すべてのテストが独自の分離されたプロセスで実行されるため、テストファイル間でデータを共有することはできません。これを回避するには2つの方法があります:
@wdio/shared-store-service
を使用してすべてのワーカー間でデータを共有する- specファイルをグループ化する(詳細はテストスイートの整理を参照)
wdio.conf.js
で他に何も定義されていない場合、ローカルランナーはWebdriverIOのデフォルトランナーです。
インストール
ローカルランナーを使用するには、次のようにインストールできます:
npm install --save-dev @wdio/local-runner
セットアップ
ローカルランナーはWebdriverIOのデフォルトランナーであるため、wdio.conf.js
内で定義する必要はありません。明示的に設定したい場合は、次のように定義できます:
// wdio.conf.js
export const {
// ...
runner: 'local',
// ...
}
ブラウザランナー
ローカルランナーとは対照的に、ブラウザランナーは ブラウザ内でフレームワークを初期化して実行します。これにより、多くの他のテストフレームワークのようにJSDOMではなく、実際のブラウザでユニットテストやコンポーネントテストを実行できます。
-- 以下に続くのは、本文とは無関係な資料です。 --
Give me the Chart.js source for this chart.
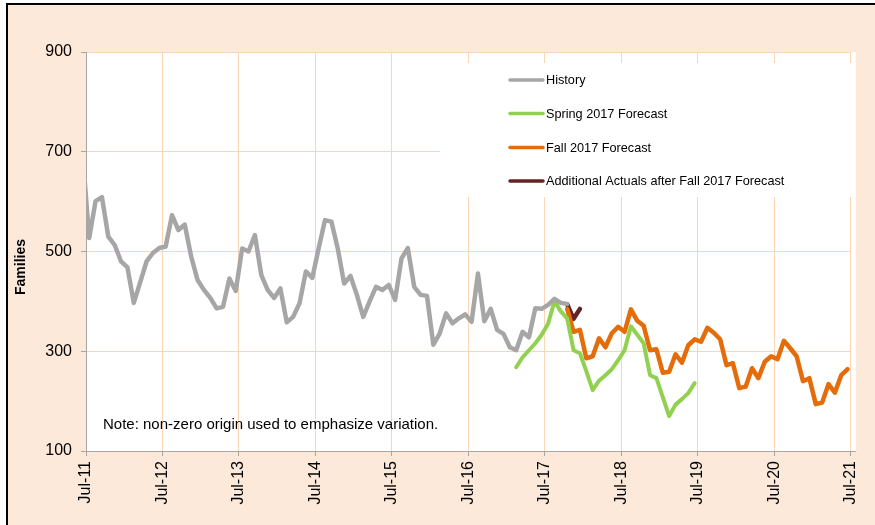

JSDOMはテスト目的で広く使用されていますが、結局は実際のブラウザではなく、モバイル環境もエミュレートできません。このランナーを使用することで、WebdriverIOはブラウザでテストを簡単に実行し、WebDriverコマンドを使用してページにレンダリングされた要素と対話することができます。
以下はJSDOMとWebdriverIOブラウザランナーでのテスト実行の比較です:
JSDOM | WebdriverIO ブラウザランナー | |
---|---|---|
1. | Web標準、特にWHATWG DOMとHTML標準の再実装を使用してNode.js内でテストを実行 | 実際のブラウザでテストを実行し、ユーザーが使用する環境でコードを実行 |
2. | コンポーネントとの対話はJavaScriptでのみ模倣可能 | WebdriverIO APIを使用してWebDriverプロトコルを介して要素と対話可能 |
3. | Canvas対応には追加の依存関係が必要で制限があります | 実際のCanvas APIにアクセス可能 |
4. | JSDOMには注意点とサポートさ れていないWeb APIがある | テストは実際のブラウザで実行されるため、すべてのWeb APIがサポートされている |
5. | クロスブラウザのエラー検出が不可能 | モバイルブラウザを含むすべてのブラウザをサポート |
6. | 要素の疑似状態をテスト__できない__ | :hover や:active などの疑似状態をサポート |
このランナーはViteを使用してテストコードをコンパイルし、ブラウザにロードします。以下のコンポーネントフレームワーク用のプリセットが用意されています:
- React
- Preact
- Vue.js
- Svelte
- SolidJS
- Stencil
各テストファイル/テストファイルグループは単一のページ内で実行され、テスト間でページがリロードされ、テスト間の分離が保証されます。